Public service announcement...my new Baldor grinder model 762 vibrated so badly it took off across the bench and tried to leap to its death. The shaft had a small shoulder sticking out so instead of the large aluminum washers butting up against the spacer like it was supposed to it butted up against this shoulder out of kilter and the wheel vibrated badly. I turned a small spacer with a relief cut for that shoulder and now its smooth as glass, but thought people should know. Cheeseking dang, that was a smoking deal for $150.


----------



## joshua43214 (Dec 25, 2015)

Dan_S said:


> This thing will see a diverse range of sharpening. The wood & metal lathe tools are HSS, my chisel & hand plane blades are O-1, A-2, Some powdered metallurgy stuff, and I have some nice old high carbon (1095 or similar) blades as well. I'm anal about sharpening, I finish ,my hand tools off with Japanese waterstones.

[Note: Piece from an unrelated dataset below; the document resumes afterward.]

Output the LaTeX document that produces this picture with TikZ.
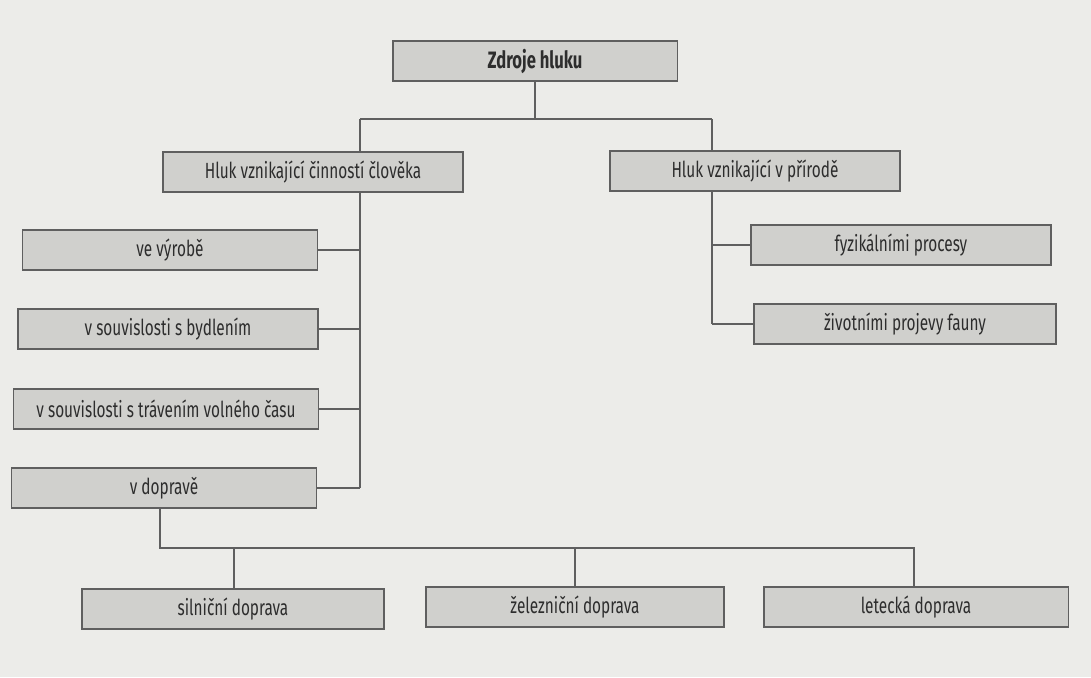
\documentclass[tikz,border=0pt]{standalone}
\usepackage{fontspec}
\setmainfont[FakeStretch=0.7]{Fira Sans}
\definecolor{paper}{RGB}{236,236,233}
\definecolor{boxfill}{RGB}{208,208,205}
\definecolor{boxline}{RGB}{95,95,95}
\definecolor{ink}{RGB}{45,45,45}

\begin{document}
\begin{tikzpicture}[
    x=0.02cm, y=-0.02cm,
    item/.style={rectangle, draw=boxline, fill=boxfill, line width=1.1pt, minimum width=6cm, minimum height=0.8cm, inner sep=2pt, font=\fontsize{12.5}{14}\selectfont, text=ink},
    edge/.style={-, line width=1pt, draw=boxline}
]
\fill[paper] (0,0) rectangle (1091,677);
\useasboundingbox (0,0) rectangle (1091,677);

% Nodes
\node[item, minimum width=5.7cm, font=\fontsize{13.5}{15}\selectfont\bfseries] (zdroje) at (535,61) {Zdroje hluku};
\node[item] (clovek) at (313,172) {Hluk vznikající činností člověka};
\node[item, minimum width=5.8cm] (priroda) at (755,171) {Hluk vznikající v přírodě};

\node[item, minimum width=5.9cm] (vyroba) at (170,250) {ve výrobě};
\node[item] (bydleni) at (168,329) {v souvislosti s bydlením};
\node[item, minimum width=6.1cm] (volno) at (166,409) {v souvislosti s trávením volného času};
\node[item, minimum width=6.1cm] (doprava) at (164,488) {v dopravě};

\node[item] (fyzika) at (901,245) {fyzikálními procesy};
\node[item, minimum width=6.05cm] (fauna) at (905,324) {životními projevy fauny};

\node[item, minimum width=6.05cm] (silnice) at (233,609) {silniční doprava};
\node[item, minimum width=5.95cm] (zeleznice) at (575,607) {železniční doprava};
\node[item, minimum width=6.1cm] (letectvi) at (916,607) {letecká doprava};

% Junctions
\coordinate (split) at (535,119);
\coordinate (ltrunk) at (360,119);
\coordinate (rtrunk) at (712,119);
\coordinate (lbottom) at (360,488);
\coordinate (rbottom) at (712,324);
\coordinate (dsplit) at (160,548);
\coordinate (dend) at (914,548);

% Edges
\draw[edge] (zdroje.south) -- (split);
\draw[edge] (ltrunk) -- (rtrunk);
\draw[edge] (ltrunk) -- (ltrunk |- clovek.north);
\draw[edge] (rtrunk) -- (rtrunk |- priroda.north);

\draw[edge] (ltrunk |- clovek.south) -- (lbottom);
\draw[edge] (vyroba.east) -- (vyroba.east -| lbottom);
\draw[edge] (bydleni.east) -- (bydleni.east -| lbottom);
\draw[edge] (volno.east) -- (volno.east -| lbottom);
\draw[edge] (doprava.east) -- (lbottom);

\draw[edge] (rtrunk |- priroda.south) -- (rbottom);
\draw[edge] (fyzika.west -| rbottom) -- (fyzika.west);
\draw[edge] (rbottom) -- (fauna.west);

\draw[edge] (doprava.south -| dsplit) -- (dsplit) -- (dend) -- (dend |- letectvi.north);
\draw[edge] (dsplit -| 234,0) -- (silnice.north -| 234,0);
\draw[edge] (dsplit -| zeleznice.north) -- (zeleznice.north);

\end{tikzpicture}
\end{document}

I would respectfully suggest that you never grind carbon steel hand tools. About 20 years ago, Fine Woodworking Magazine ran a article with a bunch of micrographs of what grinding does to carbon steel edges. The edge heats instantly when it contacts the wheel causing the steel to slightly expand. When the steel cools, it leaves very fine cracks all along the edge. The heating of the edge is apparently unavoidable because the metal is so thin there, and it requires very little heat to expand the metal enough to crack on shrinkage. I find my plane irons leave a much smoother finish and stay sharp much longer now that I no longer grind nicks out of them, I just use a oil stones to remove nicks, then work up through Japanese water stones.

BTW nice finish on the plane iron. I always say it is not sharp if you can't see your reflection...

If you have been a long term subscriber to Fine Woodworking, the article was published during one of those periods when debate over sharpening methods erupted (yet again). They also ran an article about the same time comparing oil to water to diamond stones and lapping on glass plates with micrographs of each method along with some lab results for smoothness. The article was published before they decided to expand their subscription base away from master craftsmen to project oriented hobbyists if that helps finding it.


----------



## Dan_S (Dec 28, 2015)

Tonight I finished up a mockup, of something I hope to take care of after the new year. It looks like I can just fit a 1.5 inch wide CBN wheel on the grinder , and still keep the wheel guards on.


----------



## Ulma Doctor (Dec 28, 2015)

very nice grinder! baldor makes top shelf motors, grinders ,& buffers
great deal @150!!!


----------



## mattthemuppet2 (Dec 29, 2015)

you could stick some sand paper to the wood blank and it would make a neat little sanding wheel


----------



## Dan_S (Dec 29, 2015)

mattthemuppet said:


> you could stick some sand paper to the wood blank and it would make a neat little sanding wheel



To much wobble for that, lol!


----------